Regular depression, you feel dead inside.  Everything is just shit and you don’t know why.  You can’t care about anything, especially yourself; you cry all the time, but don’t really know what for (the fact that you can’t really feel anything is my guess, looking back now).  You stop eating, you stop getting dressed.  Even when you smile or laugh, it is external.  It is like you can see yourself laughing and having fun, but it doesn’t ever really touch you inside.  It sits on the surface, for the public, and inside you wish you could feel as happy as you appear, but there is nothing.  You don’t connect.  That is real depression.

“Progressive Depression” (not a real medical term) is the opposite: you feel everything!!!  (Possibly, for the first time in your life.)  To use my therapist’s analogy, it is like your armour is crumbling and the skin beneath is being exposed for the first time.  There are a lot of amazing sensations, but also a lot of very shitty ones (I know I’m using that word a lot in the post, please excuse the vulgarity, the feelings are pretty vulgar feelings, so it is the most apt descriptor).  It is a lot to take in and even more to deal with.  Hence, my therapist makes the comparison to being a new born baby.  It is sensory overload and takes some time to process all these new feelings; it may seem really shitty for a while.  Think of what babies must think once they are born.  Up to that point, they lived comfortably in their mother’s womb: always warm, food whenever necessary, no need to chew or swallow, no pooping or pissing, if you have a craving, a signal gets sent to your mom’s brain and she fulfills it; no expectations, no demands – in short, life is pretty awesome!  Then, you get expelled into this world where there are lots of new and amazing things and it is all shiny and things happen that are beyond your wildest conception, BUT… it is cold and you have to rely on other people for food and sometimes it is too hot and you can fall and cut your face or get your nails trimmed or take a bath or any number of other awful things that can happen simply by being alive.  So, it takes them a while to become comfortable and grow into this new environment and they get tired.  Every time a baby wakes up there is something new to process and that takes a lot of energy, so they need to sleep and eat a lot.  That is what is happening in life now.  I’m a baby in the new world of feelings and it is a tiring process.  All I want to do is sleep and eat – much like a baby. 
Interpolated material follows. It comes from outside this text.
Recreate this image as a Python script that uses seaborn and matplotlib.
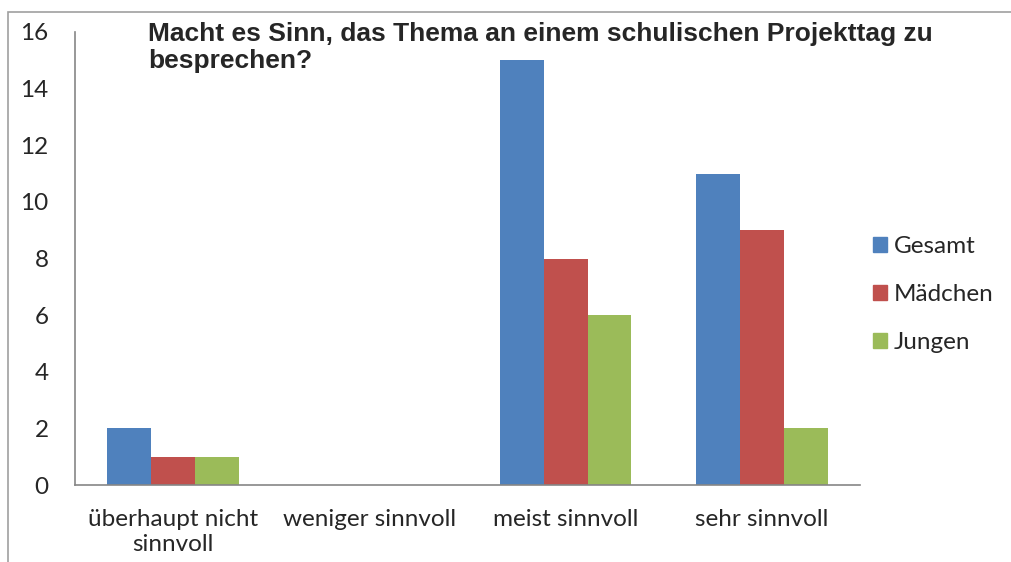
import matplotlib
matplotlib.use("Agg")
import matplotlib.pyplot as plt
import matplotlib.patches as mpatches
import pandas as pd
import seaborn as sns

kategorien = ["überhaupt nicht\nsinnvoll", "weniger sinnvoll", "meist sinnvoll", "sehr sinnvoll"]
gesamt = [2, 0, 15, 11]
maedchen = [1, 0, 8, 9]
jungen = [1, 0, 6, 2]
gruppen = ["Gesamt", "Mädchen", "Jungen"]
farben = ["#4F81BD", "#C0504D", "#9BBB59"]
y_ticks = [0, 2, 4, 6, 8, 10, 12, 14, 16]
titel = "Macht es Sinn, das Thema an einem schulischen Projekttag zu\nbesprechen?"

df = pd.DataFrame({
    "Kategorie": kategorien * 3,
    "Anzahl": gesamt + maedchen + jungen,
    "Gruppe": [g for g in gruppen for _ in kategorien],
})

sns.set_style("white")
plt.rcParams["font.family"] = ["Lato", "DejaVu Sans"]

fig = plt.figure(figsize=(10.11, 5.62), dpi=100)
ax = fig.add_axes([75 / 1011, 1 - 485 / 562, (860 - 75) / 1011, (485 - 32) / 562])

sns.barplot(data=df, x="Kategorie", y="Anzahl", hue="Gruppe", palette=farben,
            width=0.67, saturation=1, linewidth=0, ax=ax)

grau = "#868686"
fs = 17.5
ax.set_ylim(0, 16)
ax.set_xlim(-0.5, 3.5)
ax.set_yticks(y_ticks)
ax.set_yticklabels([str(t) for t in y_ticks], fontsize=fs)
ax.set_xticks(range(len(kategorien)))
ax.set_xticklabels(kategorien, fontsize=fs, linespacing=1.25)
ax.set_xticks([-0.5, 0.5, 1.5, 2.5, 3.5], minor=True)
ax.tick_params(axis="x", which="major", length=0, pad=17)
ax.tick_params(axis="x", which="minor", length=6, color=grau, width=1.2)
ax.tick_params(axis="y", length=7, color=grau, width=1.2, pad=12)
ax.set_xlabel("")
ax.set_ylabel("")
for side in ["top", "right"]:
    ax.spines[side].set_visible(False)
for side in ["left", "bottom"]:
    ax.spines[side].set_color(grau)
    ax.spines[side].set_linewidth(1.2)

ax.legend_.remove()
handles = [mpatches.Patch(color=c, label=g) for g, c in zip(gruppen, farben)]
fig.legend(handles=handles, loc="upper left", bbox_to_anchor=(851 / 1011, 1 - 214 / 562),
           frameon=False, fontsize=fs, handlelength=0.6, handleheight=0.6,
           handletextpad=0.25, labelspacing=1.12)

fig.text(148 / 1011, 1 - 22 / 562, titel, fontsize=19, fontweight="bold",
         family=["Liberation Sans", "DejaVu Sans"], va="top", ha="left", linespacing=1.15)

rahmen = mpatches.Rectangle((8 / 1011, -0.05), 1.1, 1 - 12 / 562 + 0.05,
                            transform=fig.transFigure, fill=False,
                            edgecolor="#A0A0A0", linewidth=1.2)
fig.patches.append(rahmen)

fig.savefig("out.png", dpi=100)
I wasn’t entirely on board with this whole philosophy (which is generally my response to most of what she says, until the lightbulb goes off and suddenly it all makes sense and I remember why I do everything she tells me).  As I write this, I’m getting more and more on board with this idea.  Not because the “homework” she assigned this week was to “nurse the baby” aka eat and sleep as much as I want, but because the analogy is beginning to make sense.  It has been a really hard journey to this point and I am facing a whole new world of emotion and it is TIRING!  I have the time this week, so I’m taking her advice and taking a break. 

I have spent my whole life running.  Trying to move beyond the world I was born into.  Trying to “make something” of myself.  I have feared that if I slow down, I die.  It’s time to pause.  I am continually trying to accomplish more and more, but now, I need to acknowledge my emotional accomplishments and take care of that aspect of my being.  The world is saying slow down and I need to listen.